-- START OF DATA SHOWN --
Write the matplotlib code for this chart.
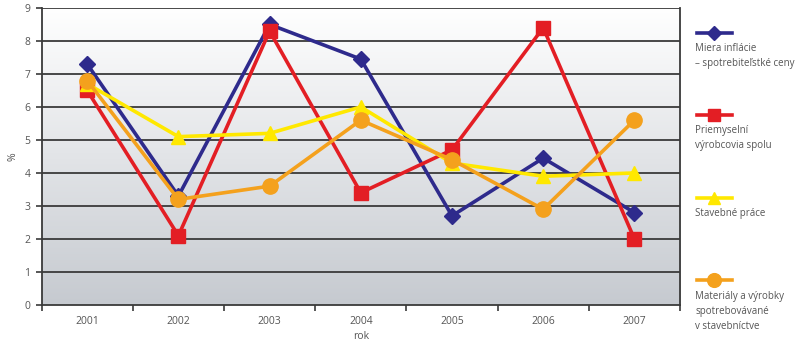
import numpy as np
import matplotlib.pyplot as plt
from matplotlib.lines import Line2D

years = ['2001', '2002', '2003', '2004', '2005', '2006', '2007']
inflacia = [7.3, 3.3, 8.5, 7.45, 2.7, 4.45, 2.8]
priemysel = [6.5, 2.1, 8.3, 3.4, 4.7, 8.4, 2.0]
stavebne = [6.7, 5.1, 5.2, 6.0, 4.3, 3.9, 4.0]
materialy = [6.8, 3.2, 3.6, 5.6, 4.4, 2.9, 5.6]

labels = ['Miera inflácie\n– spotrebiteľstké ceny',
          'Priemyselní\nvýrobcovia spolu',
          'Stavebné práce',
          'Materiály a výrobky\nspotrebovávané\nv stavebníctve']
colors = ['#2e2a8c', '#e31e24', '#ffe800', '#f4a11d']
markers = ['D', 's', '^', 'o']
msizes = [8, 10, 10, 11]
series = [inflacia, priemysel, stavebne, materialy]

txt = '#555555'
plt.rcParams['font.family'] = 'Open Sans'

fig = plt.figure(figsize=(8, 3.45), dpi=100)
ax = fig.add_axes([0.052, 0.116, 0.798, 0.861])

# background gradient, white at top to grey at bottom
grad = np.linspace(0, 1, 256).reshape(-1, 1)
cmap = plt.matplotlib.colors.LinearSegmentedColormap.from_list('bg', ['#ffffff', '#c6cad0'])
ax.imshow(grad, extent=[-0.5, 6.5, 0, 9], origin='upper', cmap=cmap,
          aspect='auto', zorder=0)

for v in range(1, 10):
    ax.axhline(v, color='#3a3a3a', lw=1.3, zorder=1)

x = np.arange(len(years))
for s, c, m, ms in zip(series, colors, markers, msizes):
    ax.plot(x, s, color=c, lw=2.6, marker=m, markersize=ms, zorder=3)

ax.set_xlim(-0.5, 6.5)
ax.set_ylim(0, 9)
ax.set_yticks(range(10))
ax.set_xticks(x)
ax.set_xticklabels(years)
ax.set_xticks(np.arange(-0.5, 7, 1), minor=True)
ax.tick_params(axis='x', which='major', length=0, pad=8, labelsize=7.5, labelcolor=txt)
ax.tick_params(axis='x', which='minor', length=4, width=1.2, color='#3a3a3a')
ax.tick_params(axis='y', length=4, width=1.2, color='#3a3a3a', labelsize=7.5, labelcolor=txt, pad=4)
for sp in ['left', 'bottom', 'right']:
    ax.spines[sp].set_color('#3a3a3a')
    ax.spines[sp].set_linewidth(1.3)
ax.spines['top'].set_visible(False)
ax.set_xlabel('rok', fontsize=7.5, color=txt, labelpad=3)
ax.set_ylabel('%', fontsize=7.5, color=txt, labelpad=4)

# legend on the right, text below each key
key_y = [0.905, 0.667, 0.427, 0.187]
for c, m, ms, lab, ky in zip(colors, markers, msizes, labels, key_y):
    fig.add_artist(Line2D([0.871, 0.915], [ky, ky], transform=fig.transFigure,
                          color=c, lw=2.6))
    fig.add_artist(Line2D([0.893], [ky], transform=fig.transFigure,
                          color=c, marker=m, markersize=ms * 0.9))
    fig.text(0.869, ky - 0.03, lab, fontsize=7, color=txt, va='top',
             ha='left', linespacing=1.5)

fig.savefig('out.png', dpi=100)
-- END OF DATA SHOWN --
### STATED EXERCISE
Begin at the top of the material above and output each line exactly, stopping after the line that holds "from matplotlib.lines import Line2D". Leave out pictures.

### COMPLETE OUTPUT
Write the matplotlib code for this chart.
import numpy as np
import matplotlib.pyplot as plt
from matplotlib.lines import Line2D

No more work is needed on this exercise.